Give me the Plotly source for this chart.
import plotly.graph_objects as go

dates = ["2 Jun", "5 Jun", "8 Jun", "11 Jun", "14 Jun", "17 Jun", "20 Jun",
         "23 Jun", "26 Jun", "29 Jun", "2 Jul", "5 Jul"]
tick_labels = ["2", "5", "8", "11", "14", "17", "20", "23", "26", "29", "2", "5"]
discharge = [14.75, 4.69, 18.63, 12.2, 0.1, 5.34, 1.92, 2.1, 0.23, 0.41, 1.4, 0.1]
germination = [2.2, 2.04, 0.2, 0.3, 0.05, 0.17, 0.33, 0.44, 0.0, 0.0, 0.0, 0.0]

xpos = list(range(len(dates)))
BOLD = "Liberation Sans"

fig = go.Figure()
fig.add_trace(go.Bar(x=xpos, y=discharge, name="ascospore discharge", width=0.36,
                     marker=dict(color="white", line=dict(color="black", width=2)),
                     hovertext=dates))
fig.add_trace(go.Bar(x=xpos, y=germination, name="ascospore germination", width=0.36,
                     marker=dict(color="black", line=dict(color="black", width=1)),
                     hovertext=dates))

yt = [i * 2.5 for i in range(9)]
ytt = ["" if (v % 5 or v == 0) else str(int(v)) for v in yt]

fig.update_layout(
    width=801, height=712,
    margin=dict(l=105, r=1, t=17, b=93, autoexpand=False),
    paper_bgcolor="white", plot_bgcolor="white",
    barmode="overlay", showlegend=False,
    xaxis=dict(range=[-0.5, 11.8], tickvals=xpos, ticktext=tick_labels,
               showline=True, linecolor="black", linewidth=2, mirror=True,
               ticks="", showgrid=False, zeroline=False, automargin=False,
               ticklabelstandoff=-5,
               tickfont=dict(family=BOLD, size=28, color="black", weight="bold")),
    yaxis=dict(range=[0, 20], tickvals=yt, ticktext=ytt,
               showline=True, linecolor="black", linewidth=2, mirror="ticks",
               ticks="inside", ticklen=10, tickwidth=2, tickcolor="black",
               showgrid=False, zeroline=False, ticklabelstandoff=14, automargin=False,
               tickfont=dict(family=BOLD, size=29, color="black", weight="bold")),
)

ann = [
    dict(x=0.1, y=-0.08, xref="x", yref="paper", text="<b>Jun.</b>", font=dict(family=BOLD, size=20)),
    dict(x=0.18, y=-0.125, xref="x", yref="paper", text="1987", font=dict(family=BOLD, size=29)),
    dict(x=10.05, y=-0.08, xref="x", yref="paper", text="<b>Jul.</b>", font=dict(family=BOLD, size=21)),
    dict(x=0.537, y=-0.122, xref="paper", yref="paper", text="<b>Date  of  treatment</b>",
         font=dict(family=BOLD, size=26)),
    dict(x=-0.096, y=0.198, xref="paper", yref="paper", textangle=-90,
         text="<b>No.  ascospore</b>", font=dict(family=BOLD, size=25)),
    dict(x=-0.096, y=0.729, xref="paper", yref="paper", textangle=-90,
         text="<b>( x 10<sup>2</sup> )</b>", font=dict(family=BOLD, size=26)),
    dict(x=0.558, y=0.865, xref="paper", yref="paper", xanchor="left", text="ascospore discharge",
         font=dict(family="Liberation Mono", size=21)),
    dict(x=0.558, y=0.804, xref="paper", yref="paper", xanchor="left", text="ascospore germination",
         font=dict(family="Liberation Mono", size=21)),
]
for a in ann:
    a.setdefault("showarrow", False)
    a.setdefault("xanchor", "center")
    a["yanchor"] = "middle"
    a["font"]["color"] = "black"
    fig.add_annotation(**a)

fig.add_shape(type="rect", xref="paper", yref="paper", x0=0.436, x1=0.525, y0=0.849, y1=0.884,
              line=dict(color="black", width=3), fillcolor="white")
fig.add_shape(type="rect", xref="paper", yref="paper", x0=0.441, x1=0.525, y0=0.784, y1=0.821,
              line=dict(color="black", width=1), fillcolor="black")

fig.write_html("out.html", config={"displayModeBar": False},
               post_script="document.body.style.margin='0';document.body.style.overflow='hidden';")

======

## Goal
Repeat the lines above exactly.

## Solution
Give me the Plotly source for this chart.
import plotly.graph_objects as go

dates = ["2 Jun", "5 Jun", "8 Jun", "11 Jun", "14 Jun", "17 Jun", "20 Jun",
         "23 Jun", "26 Jun", "29 Jun", "2 Jul", "5 Jul"]
tick_labels = ["2", "5", "8", "11", "14", "17", "20", "23", "26", "29", "2", "5"]
discharge = [14.75, 4.69, 18.63, 12.2, 0.1, 5.34, 1.92, 2.1, 0.23, 0.41, 1.4, 0.1]
germination = [2.2, 2.04, 0.2, 0.3, 0.05, 0.17, 0.33, 0.44, 0.0, 0.0, 0.0, 0.0]

xpos = list(range(len(dates)))
BOLD = "Liberation Sans"

fig = go.Figure()
fig.add_trace(go.Bar(x=xpos, y=discharge, name="ascospore discharge", width=0.36,
                     marker=dict(color="white", line=dict(color="black", width=2)),
                     hovertext=dates))
fig.add_trace(go.Bar(x=xpos, y=germination, name="ascospore germination", width=0.36,
                     marker=dict(color="black", line=dict(color="black", width=1)),
                     hovertext=dates))

yt = [i * 2.5 for i in range(9)]
ytt = ["" if (v % 5 or v == 0) else str(int(v)) for v in yt]

fig.update_layout(
    width=801, height=712,
    margin=dict(l=105, r=1, t=17, b=93, autoexpand=False),
    paper_bgcolor="white", plot_bgcolor="white",
    barmode="overlay", showlegend=False,
    xaxis=dict(range=[-0.5, 11.8], tickvals=xpos, ticktext=tick_labels,
               showline=True, linecolor="black", linewidth=2, mirror=True,
               ticks="", showgrid=False, zeroline=False, automargin=False,
               ticklabelstandoff=-5,
               tickfont=dict(family=BOLD, size=28, color="black", weight="bold")),
    yaxis=dict(range=[0, 20], tickvals=yt, ticktext=ytt,
               showline=True, linecolor="black", linewidth=2, mirror="ticks",
               ticks="inside", ticklen=10, tickwidth=2, tickcolor="black",
               showgrid=False, zeroline=False, ticklabelstandoff=14, automargin=False,
               tickfont=dict(family=BOLD, size=29, color="black", weight="bold")),
)

ann = [
    dict(x=0.1, y=-0.08, xref="x", yref="paper", text="<b>Jun.</b>", font=dict(family=BOLD, size=20)),
    dict(x=0.18, y=-0.125, xref="x", yref="paper", text="1987", font=dict(family=BOLD, size=29)),
    dict(x=10.05, y=-0.08, xref="x", yref="paper", text="<b>Jul.</b>", font=dict(family=BOLD, size=21)),
    dict(x=0.537, y=-0.122, xref="paper", yref="paper", text="<b>Date  of  treatment</b>",
         font=dict(family=BOLD, size=26)),
    dict(x=-0.096, y=0.198, xref="paper", yref="paper", textangle=-90,
         text="<b>No.  ascospore</b>", font=dict(family=BOLD, size=25)),
    dict(x=-0.096, y=0.729, xref="paper", yref="paper", textangle=-90,
         text="<b>( x 10<sup>2</sup> )</b>", font=dict(family=BOLD, size=26)),
    dict(x=0.558, y=0.865, xref="paper", yref="paper", xanchor="left", text="ascospore discharge",
         font=dict(family="Liberation Mono", size=21)),
    dict(x=0.558, y=0.804, xref="paper", yref="paper", xanchor="left", text="ascospore germination",
         font=dict(family="Liberation Mono", size=21)),
]
for a in ann:
    a.setdefault("showarrow", False)
    a.setdefault("xanchor", "center")
    a["yanchor"] = "middle"
    a["font"]["color"] = "black"
    fig.add_annotation(**a)

fig.add_shape(type="rect", xref="paper", yref="paper", x0=0.436, x1=0.525, y0=0.849, y1=0.884,
              line=dict(color="black", width=3), fillcolor="white")
fig.add_shape(type="rect", xref="paper", yref="paper", x0=0.441, x1=0.525, y0=0.784, y1=0.821,
              line=dict(color="black", width=1), fillcolor="black")

fig.write_html("out.html", config={"displayModeBar": False},
               post_script="document.body.style.margin='0';document.body.style.overflow='hidden';")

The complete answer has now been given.